Yes, waiting is difficult. Especially when you don’t have a stash of brew already bottled. Just keep brewing and before long you’ll have a decent stockpile.

You can never have enough fermenters going at one time… :cheers:

[quote=“pointyskull”]
You can never have enough fermenters going at one time… :cheers: [/quote]

you may be right…who needs a basement anyhow :smiley:

Just do some craft beer research. But some crafts and decide what is next on the brew calendar. :cheers:

Welcome to the obsession

This is why I brew atleast 2 batches a month. Saturday will be my 25th of the year. This is always something ready to be kegged. Usually I have to wait on an empty keg. I run four primaries, two secondaries, and have five kegs. I usually have atleast three in primary at all times.

You don’t have to wait after you get your pipeline full.

Yeah getting into a rhythm and cycle helps out the waiting immensly. Plus keeps the stockpile up.

AFAIC you could bottle that caribou slobber now, i would check the final gravity but at 2 weeks fermentation should be complete and the yeast have had plenty of time to clean up after themselves.

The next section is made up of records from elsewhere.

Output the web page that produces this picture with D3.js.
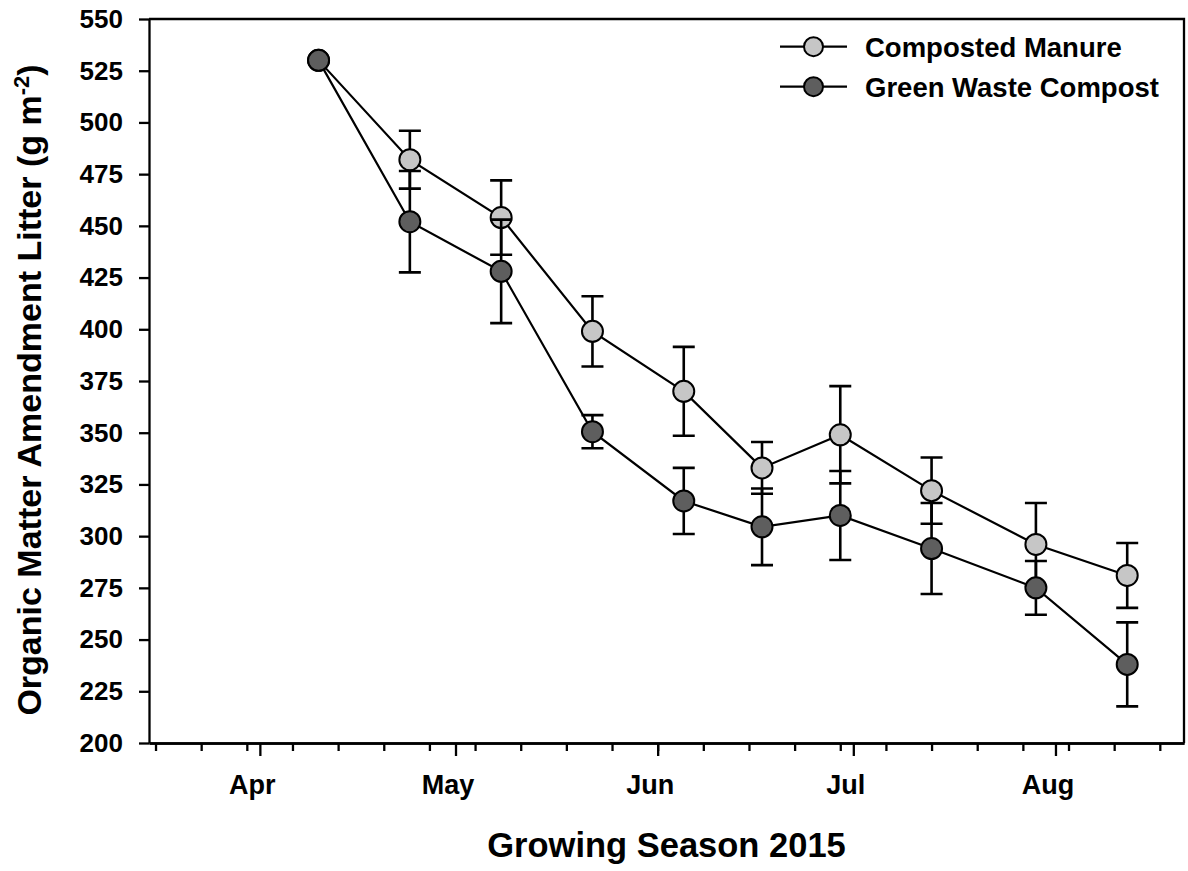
<!DOCTYPE html>
<meta charset="utf-8">
<style>
body { margin: 0; background: #fff; }
text { font-family: "Liberation Sans", Arial, sans-serif; font-weight: bold; fill: #000; }
.axis path, .axis line { stroke: #000; stroke-width: 2.3px; }
</style>
<svg width="1188" height="871"></svg>
<script src="https://d3js.org/d3.v7.min.js"></script>
<script>

// sampling dates and the two amendment series (g m-2), error = half bar height
var dates = ["2015-04-10", "2015-04-24", "2015-05-08", "2015-05-22", "2015-06-05",
             "2015-06-17", "2015-06-29", "2015-07-13", "2015-07-29", "2015-08-12"];
var manure = [530, 482, 454, 399, 370, 333, 349, 322, 296, 281];
var manureErr = [0, 14, 18, 17, 21.5, 12.5, 23.5, 16, 20, 15.7];
var greenWaste = [530, 452, 428, 350.5, 317, 304.5, 310, 294, 275, 238];
var greenWasteErr = [0, 24.5, 25, 8, 16, 18.5, 21.5, 22, 13, 20.3];
var yTicks = [200, 225, 250, 275, 300, 325, 350, 375, 400, 425, 450, 475, 500, 525, 550];

var parseDate = d3.timeParse("%Y-%m-%d");

var series = [
  {name: "Composted Manure", values: manure, err: manureErr, fill: "#c6c6c6"},
  {name: "Green Waste Compost", values: greenWaste, err: greenWasteErr, fill: "#5e5e5e"}
];

var svg = d3.select("svg"),
    plotLeft = 149, plotRight = 1184, plotTop = 19, plotBottom = 743;

var x = d3.scaleTime()
    .domain([new Date(2015, 2, 15), new Date(2015, 7, 20, 17)])
    .range([plotLeft, plotRight]);

var y = d3.scaleLinear()
    .domain([200, 550])
    .range([plotBottom, plotTop]);

// frame (top and right)
svg.append("path")
    .attr("d", "M" + plotLeft + "," + plotTop + "H" + plotRight + "V" + plotBottom)
    .attr("fill", "none")
    .attr("stroke", "#000")
    .attr("stroke-width", 2.3);

// minor weekly ticks
svg.append("g")
    .attr("class", "axis")
    .attr("transform", "translate(0," + plotBottom + ")")
    .call(d3.axisBottom(x)
        .tickValues(d3.timeMonday.range(x.domain()[0], x.domain()[1]))
        .tickSize(8)
        .tickSizeOuter(0)
        .tickFormat(""));

// major month ticks
var xAxis = svg.append("g")
    .attr("class", "axis")
    .attr("transform", "translate(0," + plotBottom + ")")
    .call(d3.axisBottom(x)
        .ticks(d3.timeMonth.every(1))
        .tickSize(13)
        .tickSizeOuter(0)
        .tickPadding(19)
        .tickFormat(d3.timeFormat("%b")));
xAxis.selectAll("text")
    .attr("dx", -8)
    .style("font-size", "27px");

var yAxis = svg.append("g")
    .attr("class", "axis")
    .attr("transform", "translate(" + plotLeft + ",0)")
    .call(d3.axisLeft(y)
        .tickValues(yTicks)
        .tickSize(10)
        .tickSizeOuter(0)
        .tickPadding(16));
yAxis.selectAll("text")
    .style("font-size", "26px");

// series
var line = d3.line()
    .x(function(d) { return x(d.date); })
    .y(function(d) { return y(d.value); });

series.forEach(function(s) {
  var pts = dates.map(function(d, i) {
    return {date: parseDate(d), value: s.values[i], err: s.err[i]};
  });
  var g = svg.append("g");

  g.append("path")
      .datum(pts)
      .attr("d", line)
      .attr("fill", "none")
      .attr("stroke", "#000")
      .attr("stroke-width", 2.2);

  g.selectAll(".err")
    .data(pts.filter(function(d) { return d.err > 0; }))
    .enter().append("path")
      .attr("class", "err")
      .attr("fill", "none")
      .attr("stroke", "#000")
      .attr("stroke-width", 2.6)
      .attr("d", function(d) {
        var cx = x(d.date), hi = y(d.value + d.err), lo = y(d.value - d.err);
        return "M" + (cx - 11) + "," + hi + "H" + (cx + 11) +
               "M" + cx + "," + hi + "V" + lo +
               "M" + (cx - 11) + "," + lo + "H" + (cx + 11);
      });

  g.selectAll("circle")
    .data(pts)
    .enter().append("circle")
      .attr("cx", function(d) { return x(d.date); })
      .attr("cy", function(d) { return y(d.value); })
      .attr("r", 10.5)
      .attr("fill", s.fill)
      .attr("stroke", "#000")
      .attr("stroke-width", 2);
});

// legend
var legend = svg.append("g")
    .selectAll("g")
    .data(series)
    .enter().append("g")
      .attr("transform", function(d, i) { return "translate(780," + (46.7 + i * 40) + ")"; });

legend.append("line")
    .attr("x1", 0).attr("x2", 67)
    .attr("stroke", "#000")
    .attr("stroke-width", 2.2);

legend.append("circle")
    .attr("cx", 33.5)
    .attr("r", 9.5)
    .attr("fill", function(d) { return d.fill; })
    .attr("stroke", "#000")
    .attr("stroke-width", 2);

legend.append("text")
    .attr("x", 85)
    .attr("y", 10)
    .style("font-size", "27.5px")
    .text(function(d) { return d.name; });

// axis titles
svg.append("text")
    .attr("x", (plotLeft + plotRight) / 2)
    .attr("y", 857)
    .attr("text-anchor", "middle")
    .style("font-size", "34.5px")
    .text("Growing Season 2015");

var yTitle = svg.append("text")
    .attr("transform", "translate(41,390) rotate(-90)")
    .attr("text-anchor", "middle")
    .style("font-size", "34px");
yTitle.append("tspan").text("Organic Matter Amendment Litter (g m");
yTitle.append("tspan").attr("dy", -12).style("font-size", "22px").text("-2");
yTitle.append("tspan").attr("dy", 12).text(")");

</script>
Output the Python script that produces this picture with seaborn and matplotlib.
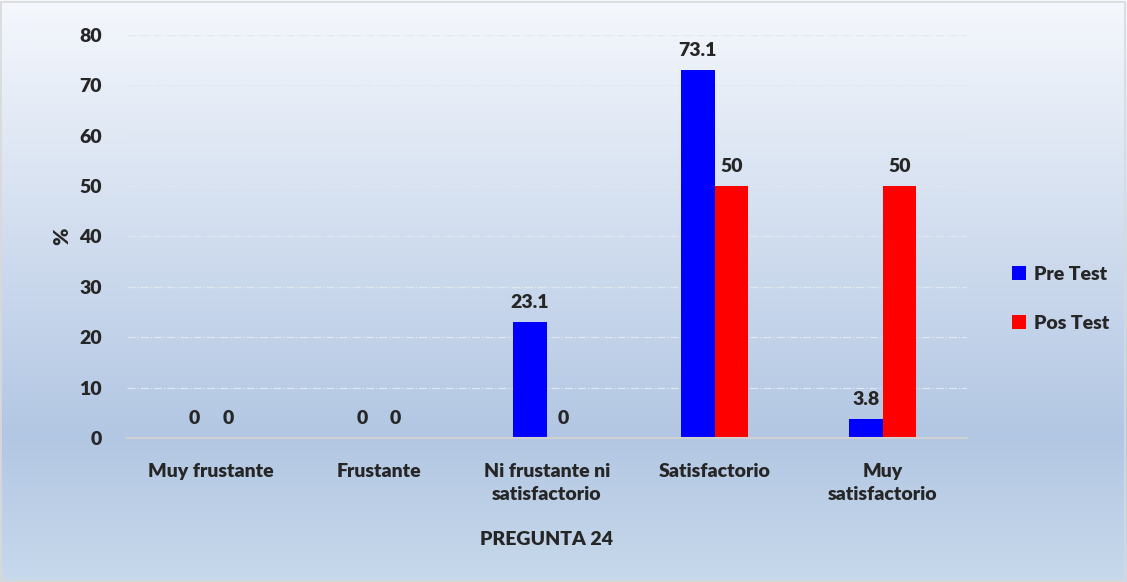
import numpy as np
import pandas as pd
import matplotlib.pyplot as plt
import seaborn as sns

# data
categories = ["Muy frustante", "Frustante", "Ni frustante ni\nsatisfactorio",
              "Satisfactorio", "Muy\nsatisfactorio"]
pre_test = [0, 0, 23.1, 73.1, 3.8]
pos_test = [0, 0, 0, 50, 50]
series = ["Pre Test", "Pos Test"]
colors = ["#0000ff", "#ff0000"]

df = pd.DataFrame({
    "cat": categories * 2,
    "val": pre_test + pos_test,
    "serie": [series[0]] * 5 + [series[1]] * 5,
})

sns.set_style("white")
plt.rcParams["font.family"] = ["Lato", "DejaVu Sans"]
plt.rcParams["font.weight"] = "heavy"

FS = 14

fig = plt.figure(figsize=(11.27, 5.82), dpi=100)

# gradient background
bg = fig.add_axes([0, 0, 1, 1], zorder=-10)
top = np.array([0.96, 0.97, 0.99])
mid = np.array([0.70, 0.78, 0.89])
bot = np.array([0.78, 0.85, 0.92])
t = np.linspace(0, 1, 300)[:, None]
grad = np.where(t < 0.75, top + (mid - top) * (t / 0.75),
                mid + (bot - mid) * ((t - 0.75) / 0.25))
bg.imshow(grad[:, None, :], aspect="auto", extent=[0, 1, 0, 1])
bg.set_axis_off()
fig.patches.append(plt.Rectangle((0.001, 0.002), 0.997, 0.995, transform=fig.transFigure,
                                 fill=False, edgecolor="#d9d9d9", lw=1.2))

ax = fig.add_axes([0.1127, 0.2474, 0.745, 0.6925])
ax.patch.set_alpha(0)

sns.barplot(data=df, x="cat", y="val", hue="serie", palette=colors,
            width=0.4, gap=0, saturation=1, ax=ax, legend=True,
            linewidth=0, edgecolor="none")

for cont, vals in zip(ax.containers, [pre_test, pos_test]):
    labs = [f"{v:g}" for v in vals]
    ax.bar_label(cont, labels=labs, padding=8, fontsize=FS, fontweight="heavy")

ax.set_ylim(0, 80)
ax.set_yticks(range(0, 81, 10))
ax.set_xlim(-0.5, 4.5)
ax.yaxis.grid(True, linestyle="-.", color="#dfe7f1", lw=0.9)
ax.set_axisbelow(True)
for s in ["top", "right", "left"]:
    ax.spines[s].set_visible(False)
ax.spines["bottom"].set_color("#d0d0d0")
ax.spines["bottom"].set_linewidth(1.5)

ax.tick_params(axis="both", length=0, labelsize=FS)
ax.tick_params(axis="x", pad=18)
ax.tick_params(axis="y", pad=18)
for lab in ax.get_xticklabels() + ax.get_yticklabels():
    lab.set_fontweight("heavy")
for lab in ax.get_xticklabels():
    lab.set_linespacing(1.45)

ax.set_xlabel("PREGUNTA 24", fontsize=FS, fontweight="heavy", labelpad=20)
ax.set_ylabel("%", fontsize=FS + 1, fontweight="heavy", labelpad=6)

ax.legend(loc="center left", bbox_to_anchor=(1.033, 0.345), frameon=False,
          handlelength=0.75, handleheight=0.75, labelspacing=1.65,
          handletextpad=0.4, prop={"weight": "heavy", "size": FS})

fig.savefig("out.png", dpi=100)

I regularly keg, bottle, or transfer to secondary at around 2 weeks just so that my primary can be open for another batch.

so if I were to bottle the slobber after 2 weeks…it would just be an extra week or so in bottle conditioning?
kinda like using the bottles as a secondary?

hmmmm not following directions is always tempting to me… 8)

I did attempt a gravity reading last week…and drank the little sample I took and it DID taste like brown ale…albeit very flat brown ale, but brown ale just the same :shock:

don’t know what the gravity reading was because (as I pointed out in another thread) I didnt know how to ready the stupid thing (now I do)

wonder what the FG for slobber should be approx…I know its different for all but still…

:cheers:

I must now ponder that I have something to do tonight :smiley:

I recommend brewing some quick turn around beers. This is really easy on NB’s web site by doing a sort eliminating all but the 4 week recipes. My recommendation for a quick turn around beer is the Cream Ale. PS my wife knew I’d gone to the dark side when she caught me going down to the rec. room with a drill to put holes in her refrigerator for the tap handles. After 32 years of marriage it’s easier to ask forgiveness than it is to ask permission.
On tap: ESB, Cream Ale
Conditioning: Southern English Brown Ale
Secondary: Kolsch
Primary: Toasted Oatmeal Cookie Brown Ale
Bottled for the holidays: Smashing Pumpkin, Orange in the Toe Red Ale, Olde Sussex Barley Wine.
Ondeck: Black IPA With my first Brewer’s Gold hop crop.